[Plotting code records]
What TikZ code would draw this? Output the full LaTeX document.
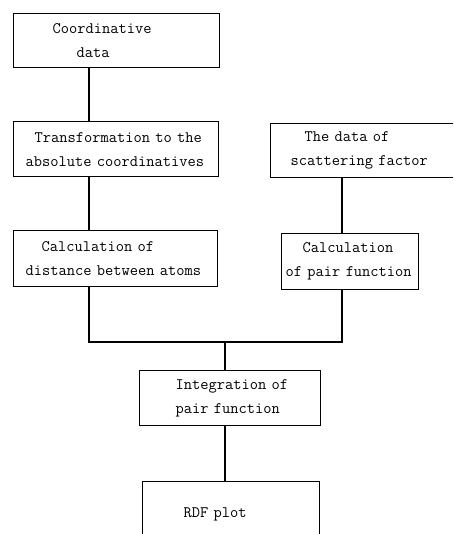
\documentclass[tikz,border=0pt]{standalone}
\tikzset{
	stage/.style={draw, line width=1.3pt, anchor=north west, align=left,
		inner xsep=4pt, inner ysep=0pt, font=\ttfamily\fontsize{16}{24}\selectfont},
	link/.style={line width=1.3pt}
}

\begin{document}
\begin{tikzpicture}[x=1pt,y=-1pt]
		\useasboundingbox (0,0) rectangle (453,534);
		\clip (0,0) rectangle (453,534);
		\node[stage, minimum width=206pt, minimum height=54pt, text width=198pt] (coord) at (13,13)
			{\hspace*{35pt}Coordinative\\\hspace*{59pt}data};
		\node[stage, minimum width=205pt, minimum height=55pt, text width=197pt] (trans) at (13,121)
			{\hspace*{17pt}Transformation to the\\\hspace*{8pt}absolute coordinatives};
		\node[stage, minimum width=204pt, minimum height=56pt, text width=196pt] (dist) at (13,230)
			{\hspace*{24pt}Calculation of\\\hspace*{8pt}distance between atoms};
		\node[stage, minimum width=200pt, minimum height=54pt, text width=192pt] (scat) at (270,123)
			{\hspace*{30pt}The data of\\\hspace*{16pt}scattering factor};
		\node[stage, minimum width=137pt, minimum height=56pt, text width=129pt] (pair) at (281,233)
			{\hspace*{17pt}Calculation\\of~pair~function};
		\node[stage, minimum width=181pt, minimum height=55pt, text width=173pt] (integ) at (139,370)
			{\hspace*{32pt}Integration of\\\hspace*{32pt}pair function};
		\node[stage, minimum width=177pt, minimum height=66pt, text width=169pt] (rdf) at (142,481)
			{\hspace*{37pt}RDF plot};
		\coordinate (lx) at (89,0);
		\coordinate (rx) at (342,0);
		\coordinate (join) at (225,342);
		\draw[link] (coord.south -| lx) -- (trans.north -| lx);
		\draw[link] (trans.south -| lx) -- (dist.north -| lx);
		\draw[link] (scat.south -| rx) -- (pair.north -| rx);
		\draw[link] (dist.south -| lx) |- (join) -| (pair.south -| rx);
		\draw[link] (join) -- (integ.north -| join);
		\draw[link] (integ.south -| join) -- (rdf.north -| join);
	\end{tikzpicture}
\end{document}
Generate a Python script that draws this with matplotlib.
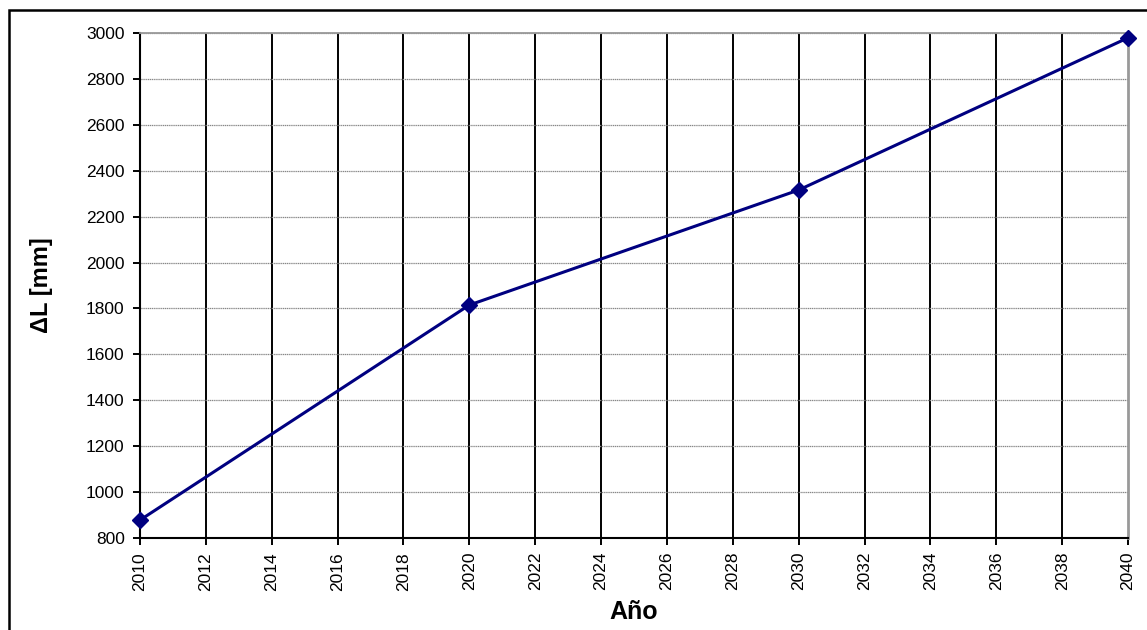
import matplotlib.pyplot as plt
from matplotlib.patches import Rectangle

plt.rcParams["font.family"] = ["Liberation Sans", "DejaVu Sans"]

# data
years = [2010, 2020, 2030, 2040]
delta_l = [878, 1815, 2316, 2979]

x_ticks = list(range(2010, 2041, 2))
y_ticks = list(range(800, 3001, 200))

fig = plt.figure(figsize=(11.47, 6.30), dpi=100)
ax = fig.add_axes([140 / 1147, 1 - 538 / 630, (1128 - 140) / 1147, (538 - 33) / 630])

# vertical grid black, horizontal grid thin gray dotted
for x in x_ticks[:-1]:
    ax.axvline(x, color="black", lw=1.4, zorder=1)
for y in y_ticks:
    ax.axhline(y, color="#888888", lw=0.9, ls=(0, (1, 0.5)), zorder=1)

ax.plot(years, delta_l, color="#000080", lw=2.2, marker="D", ms=8.5,
        markerfacecolor="#000080", markeredgecolor="#000080", zorder=3, clip_on=False)

ax.set_xlim(2010, 2040)
ax.set_ylim(800, 3000)
ax.set_xticks(x_ticks)
ax.set_xticklabels([str(x) for x in x_ticks], rotation=90)
ax.set_yticks(y_ticks)
ax.tick_params(direction="out", length=5, width=1.4, labelsize=12.5)
ax.tick_params(axis="y", pad=6)
ax.tick_params(axis="x", pad=5)

ax.spines["left"].set_linewidth(1.5)
ax.spines["bottom"].set_linewidth(1.5)
ax.spines["right"].set_color("#999999")
ax.spines["right"].set_linewidth(2)
ax.spines["top"].set_color("#999999")
ax.spines["top"].set_linewidth(1.3)

ax.set_xlabel("Año", fontsize=18, fontweight="bold", labelpad=7)
ax.set_ylabel("ΔL [mm]", fontsize=17, fontweight="bold", labelpad=24)

# outer chart border (only top and left visible in the crop)
fig.patches.append(Rectangle((9 / 1147, -0.02), 1.05, 1 - 10 / 630 + 0.02,
                             transform=fig.transFigure, fill=False,
                             edgecolor="black", lw=1.8))

fig.savefig("out.png", dpi=100)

## SHORT TASK
Copy the whole listing above word for word but do not carry over the pictures.

## RESULT FOR THIS EXERCISE
What TikZ code would draw this? Output the full LaTeX document.
\documentclass[tikz,border=0pt]{standalone}
\tikzset{
	stage/.style={draw, line width=1.3pt, anchor=north west, align=left,
		inner xsep=4pt, inner ysep=0pt, font=\ttfamily\fontsize{16}{24}\selectfont},
	link/.style={line width=1.3pt}
}

\begin{document}
\begin{tikzpicture}[x=1pt,y=-1pt]
		\useasboundingbox (0,0) rectangle (453,534);
		\clip (0,0) rectangle (453,534);
		\node[stage, minimum width=206pt, minimum height=54pt, text width=198pt] (coord) at (13,13)
			{\hspace*{35pt}Coordinative\\\hspace*{59pt}data};
		\node[stage, minimum width=205pt, minimum height=55pt, text width=197pt] (trans) at (13,121)
			{\hspace*{17pt}Transformation to the\\\hspace*{8pt}absolute coordinatives};
		\node[stage, minimum width=204pt, minimum height=56pt, text width=196pt] (dist) at (13,230)
			{\hspace*{24pt}Calculation of\\\hspace*{8pt}distance between atoms};
		\node[stage, minimum width=200pt, minimum height=54pt, text width=192pt] (scat) at (270,123)
			{\hspace*{30pt}The data of\\\hspace*{16pt}scattering factor};
		\node[stage, minimum width=137pt, minimum height=56pt, text width=129pt] (pair) at (281,233)
			{\hspace*{17pt}Calculation\\of~pair~function};
		\node[stage, minimum width=181pt, minimum height=55pt, text width=173pt] (integ) at (139,370)
			{\hspace*{32pt}Integration of\\\hspace*{32pt}pair function};
		\node[stage, minimum width=177pt, minimum height=66pt, text width=169pt] (rdf) at (142,481)
			{\hspace*{37pt}RDF plot};
		\coordinate (lx) at (89,0);
		\coordinate (rx) at (342,0);
		\coordinate (join) at (225,342);
		\draw[link] (coord.south -| lx) -- (trans.north -| lx);
		\draw[link] (trans.south -| lx) -- (dist.north -| lx);
		\draw[link] (scat.south -| rx) -- (pair.north -| rx);
		\draw[link] (dist.south -| lx) |- (join) -| (pair.south -| rx);
		\draw[link] (join) -- (integ.north -| join);
		\draw[link] (integ.south -| join) -- (rdf.north -| join);
	\end{tikzpicture}
\end{document}
Generate a Python script that draws this with matplotlib.
import matplotlib.pyplot as plt
from matplotlib.patches import Rectangle

plt.rcParams["font.family"] = ["Liberation Sans", "DejaVu Sans"]

# data
years = [2010, 2020, 2030, 2040]
delta_l = [878, 1815, 2316, 2979]

x_ticks = list(range(2010, 2041, 2))
y_ticks = list(range(800, 3001, 200))

fig = plt.figure(figsize=(11.47, 6.30), dpi=100)
ax = fig.add_axes([140 / 1147, 1 - 538 / 630, (1128 - 140) / 1147, (538 - 33) / 630])

# vertical grid black, horizontal grid thin gray dotted
for x in x_ticks[:-1]:
    ax.axvline(x, color="black", lw=1.4, zorder=1)
for y in y_ticks:
    ax.axhline(y, color="#888888", lw=0.9, ls=(0, (1, 0.5)), zorder=1)

ax.plot(years, delta_l, color="#000080", lw=2.2, marker="D", ms=8.5,
        markerfacecolor="#000080", markeredgecolor="#000080", zorder=3, clip_on=False)

ax.set_xlim(2010, 2040)
ax.set_ylim(800, 3000)
ax.set_xticks(x_ticks)
ax.set_xticklabels([str(x) for x in x_ticks], rotation=90)
ax.set_yticks(y_ticks)
ax.tick_params(direction="out", length=5, width=1.4, labelsize=12.5)
ax.tick_params(axis="y", pad=6)
ax.tick_params(axis="x", pad=5)

ax.spines["left"].set_linewidth(1.5)
ax.spines["bottom"].set_linewidth(1.5)
ax.spines["right"].set_color("#999999")
ax.spines["right"].set_linewidth(2)
ax.spines["top"].set_color("#999999")
ax.spines["top"].set_linewidth(1.3)

ax.set_xlabel("Año", fontsize=18, fontweight="bold", labelpad=7)
ax.set_ylabel("ΔL [mm]", fontsize=17, fontweight="bold", labelpad=24)

# outer chart border (only top and left visible in the crop)
fig.patches.append(Rectangle((9 / 1147, -0.02), 1.05, 1 - 10 / 630 + 0.02,
                             transform=fig.transFigure, fill=False,
                             edgecolor="black", lw=1.8))

fig.savefig("out.png", dpi=100)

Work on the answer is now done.